WHAT IN THE WORLD WAS I THINKING?!?!?!??!!?!

i'm beginning to doubt if i'd done the right thing by co-creating and in a couple of months, delivering another child into this world - one who'll be eventually challenged by a stressful education system and face other cruel atrocities of life.

don't get me wrong - i love my kids. my maternal instincts just don't go beyond the boundaries of my own children. i'm not who'll coo at strangers' babies unless they are frightfully adorable. i detest pesky, rowdy kids who scamper up and down the buses, MRT trains and make a general nuisance of themselves.

but then again, it's pretty evident that i'm not too good with kids, especially since mine don't belong to the most obedient, well-behaved and disciplined species. in fact, i'm not too confident of making the passing grade that's required to be a decent mother. (i guess it depends on who's setting the assessment criteria.)

ah. my poor little rugrat. if only you knew what's in store for you when you make your appearance next year.

Tuesday, October 02, 2007

weaning blues

the hub sent me a random sms in mid august:

"shuwen is a momivore according to baby blues. because she drinks from mommy."

i've been searching for the comic strip and finally found it:-


source: http://www.babyblues.com/Testing/index.php?formname=getstrip&GoToDay=08/23/07

it got me a little emotional because wen's been weaned off quite recently, about 3 weeks back. but it wasn't quite as terrible as xian's experience.

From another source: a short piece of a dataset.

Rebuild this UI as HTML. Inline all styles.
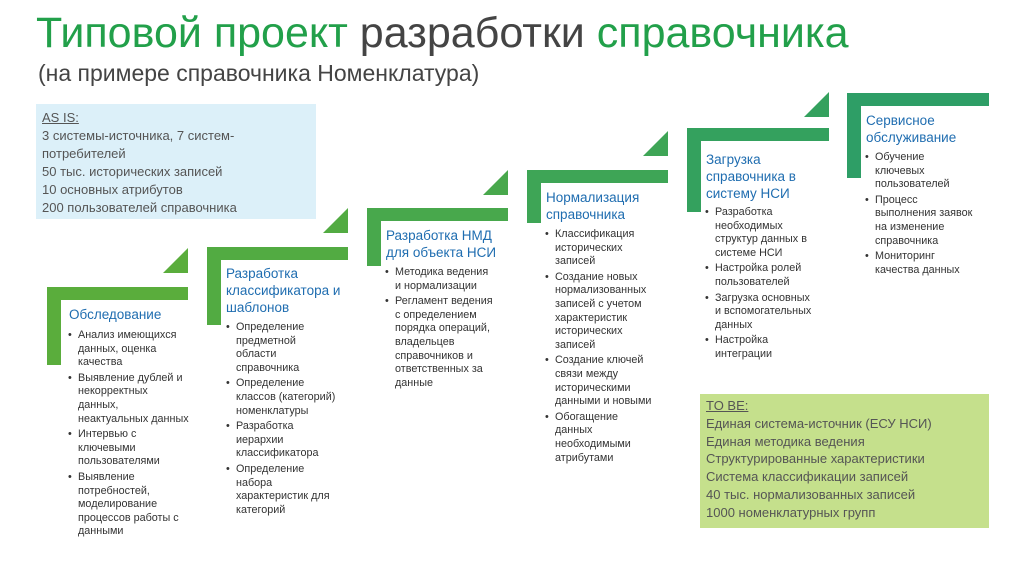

xian was weaned off at 25 months. with my firstborn, we were literally forced apart and placed in separate bedrooms at night - i could hear her wails as i sobbed into my own pillow. it was a horrible heart-wrenching period for the both of us, and i was determined not to foolishly cave in to others' "well-meaning" advice with wen.

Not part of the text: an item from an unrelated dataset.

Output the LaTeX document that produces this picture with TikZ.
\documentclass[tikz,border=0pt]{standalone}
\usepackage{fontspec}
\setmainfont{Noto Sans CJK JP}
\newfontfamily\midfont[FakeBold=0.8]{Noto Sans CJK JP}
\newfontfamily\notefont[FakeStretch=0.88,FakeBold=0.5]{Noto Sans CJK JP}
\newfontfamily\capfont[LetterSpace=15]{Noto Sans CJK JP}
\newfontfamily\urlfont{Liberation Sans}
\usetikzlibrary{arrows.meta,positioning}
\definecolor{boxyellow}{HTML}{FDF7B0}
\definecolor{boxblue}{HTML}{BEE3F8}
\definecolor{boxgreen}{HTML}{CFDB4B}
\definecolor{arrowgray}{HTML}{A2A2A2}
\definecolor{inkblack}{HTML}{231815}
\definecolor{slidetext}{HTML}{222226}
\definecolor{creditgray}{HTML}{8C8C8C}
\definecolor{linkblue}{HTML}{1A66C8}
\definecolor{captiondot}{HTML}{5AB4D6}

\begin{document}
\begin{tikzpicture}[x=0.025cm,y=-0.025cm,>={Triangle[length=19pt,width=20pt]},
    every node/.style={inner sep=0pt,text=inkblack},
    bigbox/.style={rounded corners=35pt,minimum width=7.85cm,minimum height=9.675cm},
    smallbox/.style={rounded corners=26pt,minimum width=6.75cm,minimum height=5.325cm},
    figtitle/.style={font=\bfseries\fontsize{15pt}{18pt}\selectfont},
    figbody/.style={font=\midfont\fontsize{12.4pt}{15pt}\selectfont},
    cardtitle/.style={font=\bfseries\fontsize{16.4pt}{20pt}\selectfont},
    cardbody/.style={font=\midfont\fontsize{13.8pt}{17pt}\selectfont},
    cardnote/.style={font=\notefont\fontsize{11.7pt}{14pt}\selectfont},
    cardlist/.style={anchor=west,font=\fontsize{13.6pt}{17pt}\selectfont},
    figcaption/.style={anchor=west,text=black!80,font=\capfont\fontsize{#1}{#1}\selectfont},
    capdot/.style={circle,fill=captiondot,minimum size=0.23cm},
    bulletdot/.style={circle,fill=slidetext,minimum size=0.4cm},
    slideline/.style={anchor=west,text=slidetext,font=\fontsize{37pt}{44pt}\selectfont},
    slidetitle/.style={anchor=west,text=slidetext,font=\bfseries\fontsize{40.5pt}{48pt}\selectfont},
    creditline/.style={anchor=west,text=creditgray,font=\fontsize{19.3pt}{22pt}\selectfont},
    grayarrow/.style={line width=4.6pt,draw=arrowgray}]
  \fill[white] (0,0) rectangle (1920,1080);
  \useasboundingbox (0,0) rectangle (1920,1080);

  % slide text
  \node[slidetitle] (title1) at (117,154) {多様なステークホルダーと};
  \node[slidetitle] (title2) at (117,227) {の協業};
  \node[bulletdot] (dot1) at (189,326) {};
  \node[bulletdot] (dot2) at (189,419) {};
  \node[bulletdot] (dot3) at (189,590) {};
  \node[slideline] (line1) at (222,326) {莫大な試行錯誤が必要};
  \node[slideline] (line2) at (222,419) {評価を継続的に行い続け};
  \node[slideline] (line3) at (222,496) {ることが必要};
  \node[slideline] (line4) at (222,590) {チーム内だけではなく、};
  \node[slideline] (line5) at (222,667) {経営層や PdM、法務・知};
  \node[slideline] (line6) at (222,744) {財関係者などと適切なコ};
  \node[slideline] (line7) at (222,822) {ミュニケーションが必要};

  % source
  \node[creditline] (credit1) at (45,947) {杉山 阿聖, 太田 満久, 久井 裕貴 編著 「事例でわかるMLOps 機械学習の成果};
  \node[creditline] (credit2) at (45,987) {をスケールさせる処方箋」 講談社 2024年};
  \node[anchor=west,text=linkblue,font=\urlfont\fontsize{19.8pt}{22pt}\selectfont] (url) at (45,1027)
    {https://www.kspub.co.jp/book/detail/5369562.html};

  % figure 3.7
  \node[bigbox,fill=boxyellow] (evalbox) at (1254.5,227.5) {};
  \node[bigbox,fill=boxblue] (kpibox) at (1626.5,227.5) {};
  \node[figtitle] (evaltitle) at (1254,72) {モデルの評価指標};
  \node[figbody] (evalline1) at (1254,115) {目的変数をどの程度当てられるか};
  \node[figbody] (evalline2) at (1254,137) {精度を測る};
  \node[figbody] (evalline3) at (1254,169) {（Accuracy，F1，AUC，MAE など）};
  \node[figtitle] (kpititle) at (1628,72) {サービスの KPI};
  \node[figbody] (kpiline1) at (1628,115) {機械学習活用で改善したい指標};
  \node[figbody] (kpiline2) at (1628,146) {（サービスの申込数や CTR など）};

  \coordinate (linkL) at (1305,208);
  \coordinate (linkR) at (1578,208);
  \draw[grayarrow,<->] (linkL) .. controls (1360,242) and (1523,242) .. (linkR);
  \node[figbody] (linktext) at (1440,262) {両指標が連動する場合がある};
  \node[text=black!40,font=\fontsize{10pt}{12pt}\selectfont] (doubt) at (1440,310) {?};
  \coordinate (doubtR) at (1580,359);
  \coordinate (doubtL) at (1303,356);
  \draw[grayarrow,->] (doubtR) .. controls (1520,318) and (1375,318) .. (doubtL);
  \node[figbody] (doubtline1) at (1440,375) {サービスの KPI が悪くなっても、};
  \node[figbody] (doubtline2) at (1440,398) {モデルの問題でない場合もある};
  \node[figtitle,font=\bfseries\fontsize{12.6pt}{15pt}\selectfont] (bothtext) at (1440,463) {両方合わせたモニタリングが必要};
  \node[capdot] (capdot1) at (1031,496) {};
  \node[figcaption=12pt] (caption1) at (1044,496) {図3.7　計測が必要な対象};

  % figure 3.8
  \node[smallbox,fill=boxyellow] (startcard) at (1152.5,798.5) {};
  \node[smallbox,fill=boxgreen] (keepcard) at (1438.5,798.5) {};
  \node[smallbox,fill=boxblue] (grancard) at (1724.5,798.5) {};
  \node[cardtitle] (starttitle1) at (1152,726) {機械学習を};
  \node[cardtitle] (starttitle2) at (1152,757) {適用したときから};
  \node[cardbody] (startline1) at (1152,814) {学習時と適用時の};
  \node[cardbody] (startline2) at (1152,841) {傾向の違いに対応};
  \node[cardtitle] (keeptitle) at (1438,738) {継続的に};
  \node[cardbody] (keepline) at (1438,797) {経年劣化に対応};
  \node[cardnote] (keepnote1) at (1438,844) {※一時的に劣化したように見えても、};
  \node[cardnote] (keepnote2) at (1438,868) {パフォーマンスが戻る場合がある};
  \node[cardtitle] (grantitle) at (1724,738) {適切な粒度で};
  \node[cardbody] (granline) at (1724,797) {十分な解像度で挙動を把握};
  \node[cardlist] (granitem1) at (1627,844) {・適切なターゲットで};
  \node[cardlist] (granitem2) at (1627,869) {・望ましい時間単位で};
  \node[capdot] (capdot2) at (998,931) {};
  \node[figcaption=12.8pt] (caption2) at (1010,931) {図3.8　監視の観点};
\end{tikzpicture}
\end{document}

wen was about 24 months plus when i decided that she should slowly reduce her reliance on me to fall asleep. it was becoming very trying for me and, as usual, i was receiving plenty of opposition with regard to my decision to breastfeed wen till she self-weaned. that, plus certain circumstances regrettably forced me to arrive at the conclusion that wen had to stop breastfeeding.

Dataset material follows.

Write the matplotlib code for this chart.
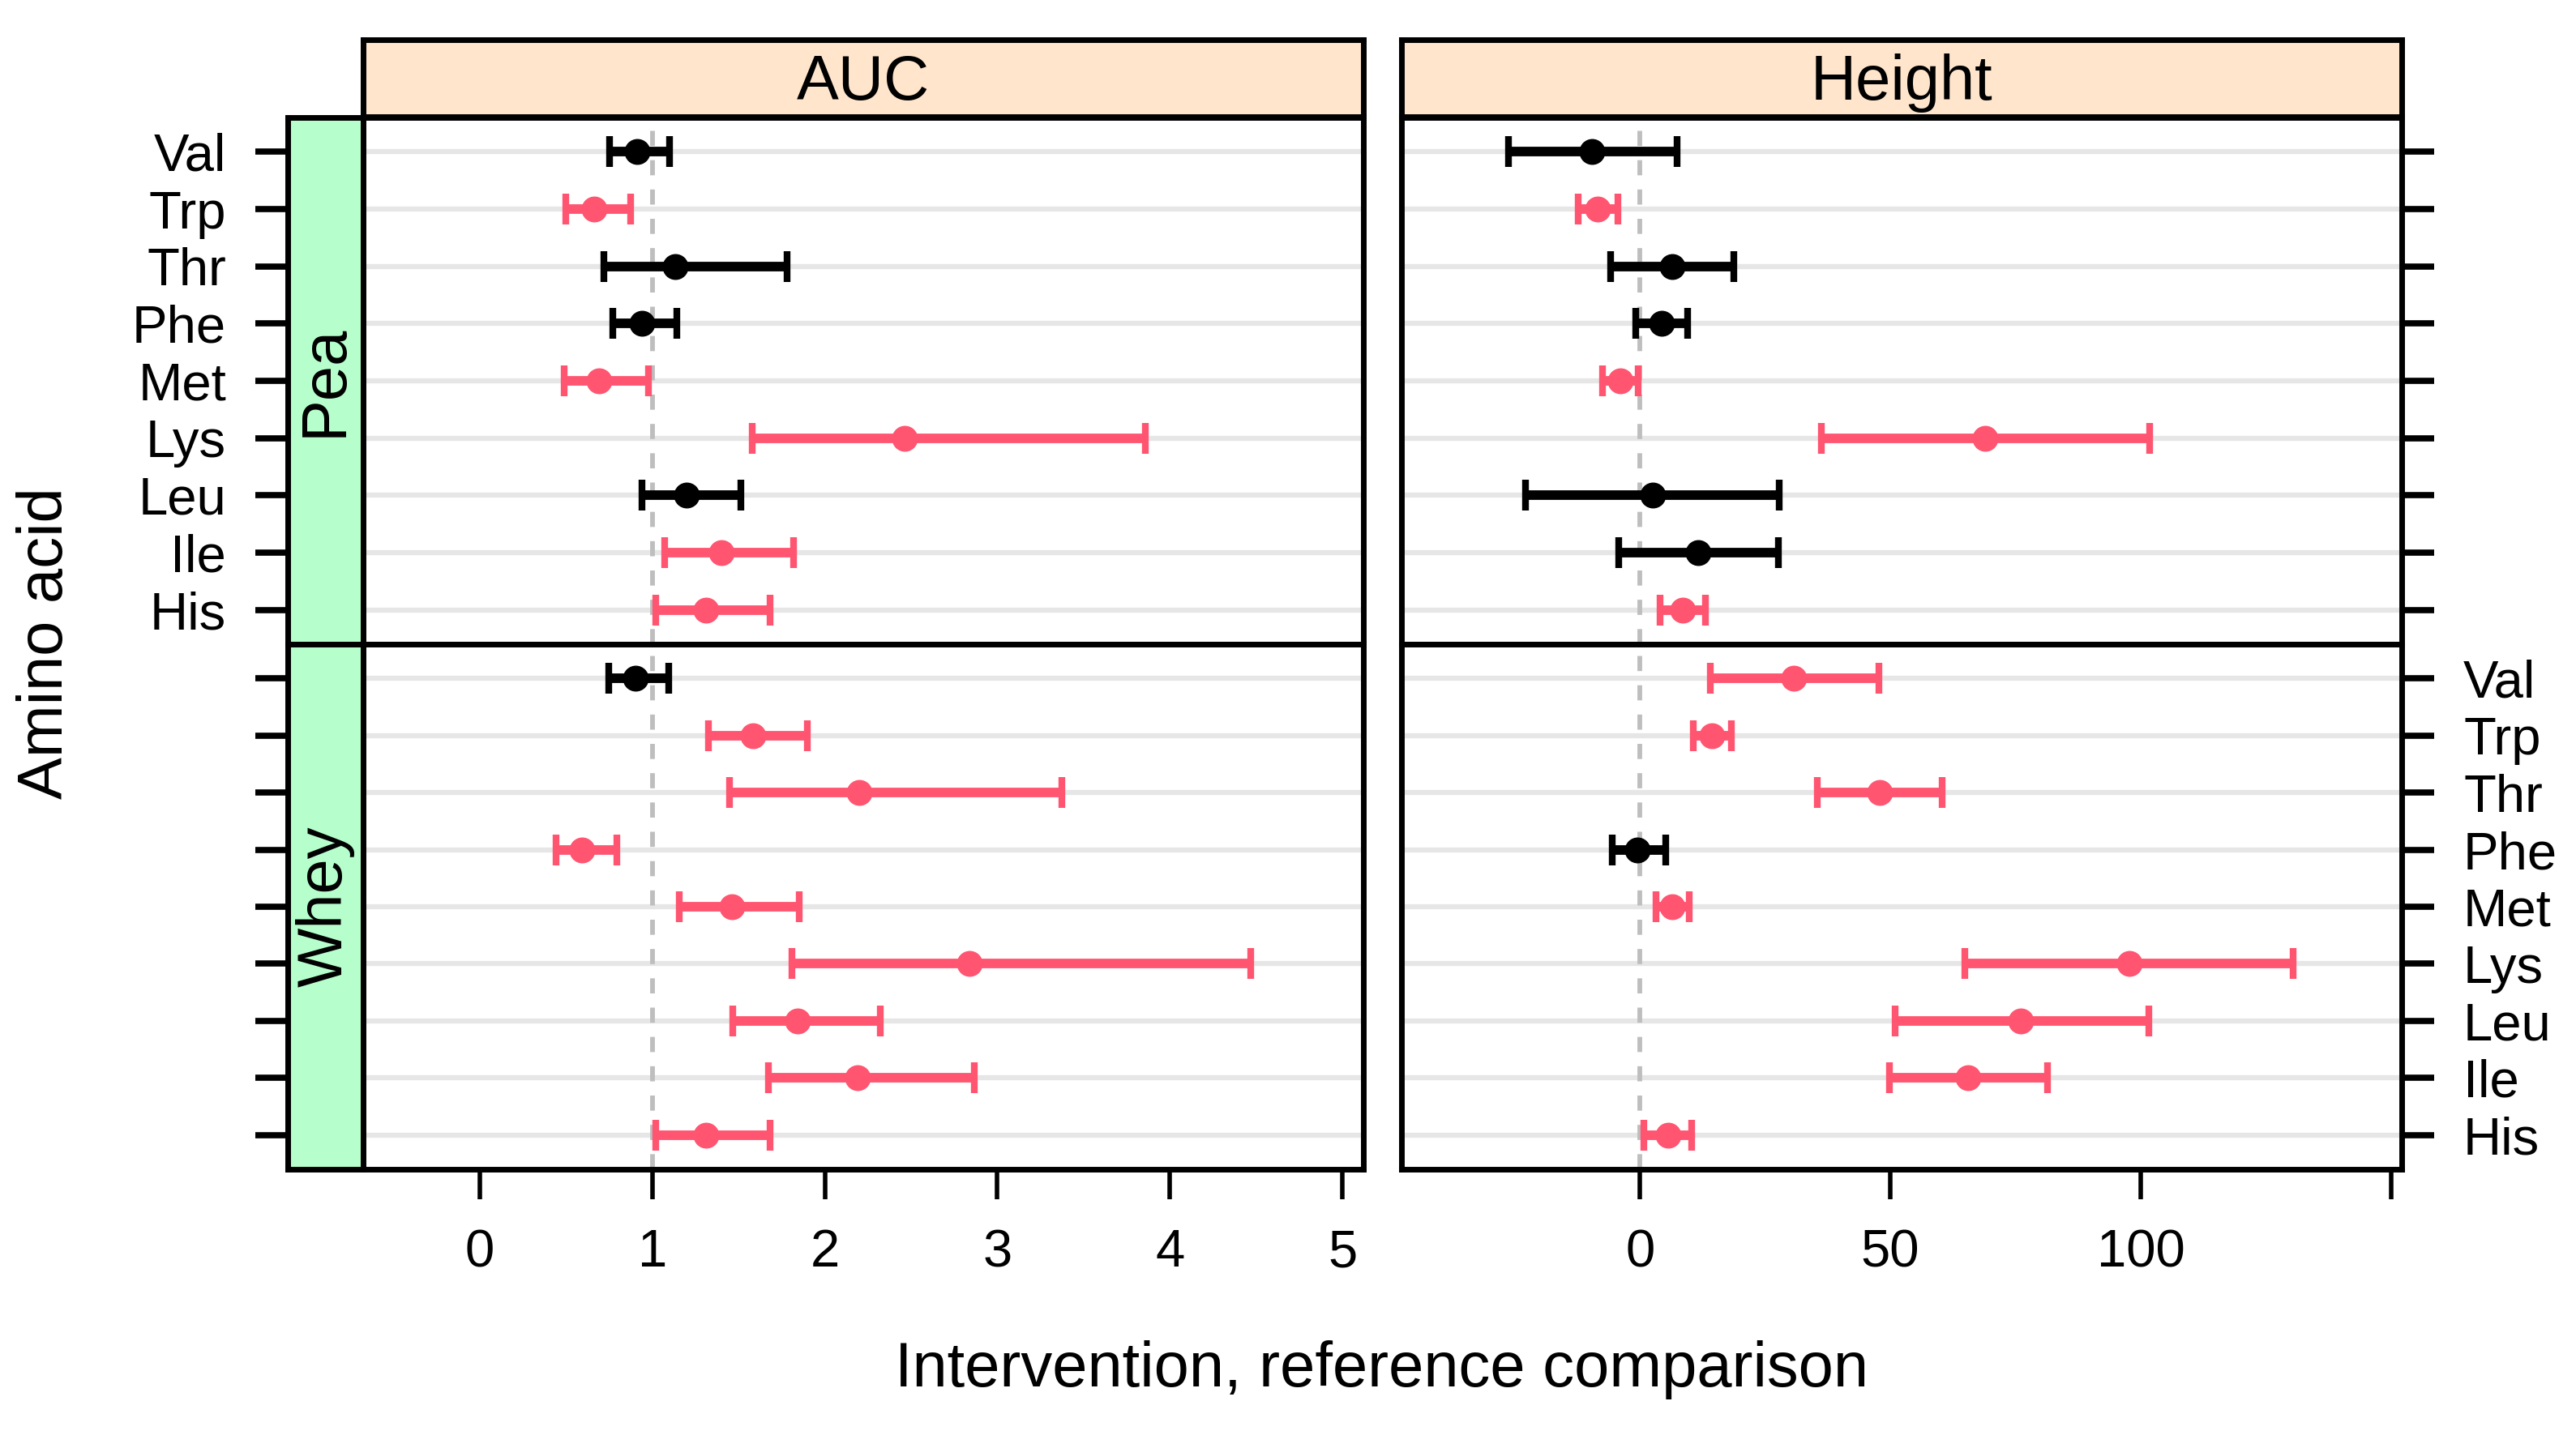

it took 3 weeks, truckloads of tears and many sleepless nights for her to break the 'nan' habit. of course she still misses breastfeeding and would point at her automatic milk dispenser once in a while. i didn't stop abruptly but reduced the feeds to once every few days, then eventually she went a week without drinking from me. last saturday, she tried to latch on and cried when she realised that i'd stopped producing milk. my heart went out to the poor girl, and to be honest, i was a little torn up inside myself.

if given the choice, i'd have much preferred for wen to decide on her own when she's had enough of breastfeeding. it's just a pity that wen had to experience this trauma which i'd so badly wanted to save her from. for the uninitiated, breastfeeding is more than just providing the baby/child with milk. it's a special bond between mother and child that cannot be easily replaced.

breakfast with trudi? alas, not me!

i was on the bus, on my way to work this morning when i received an sms - it was an overseas number which i didn't recognise:

"must show off a bit, just had breakfast with trudi canavan - devin."

i very nearly fell off my seat.

trudi canavan!!!

the author of the black magician trilogy and the age of five trilogy!!!!!!

now is that cool or is that COOL???!!!?!?!??!?!!!

note: devin's at conflux now - chairing a panel and participating in others.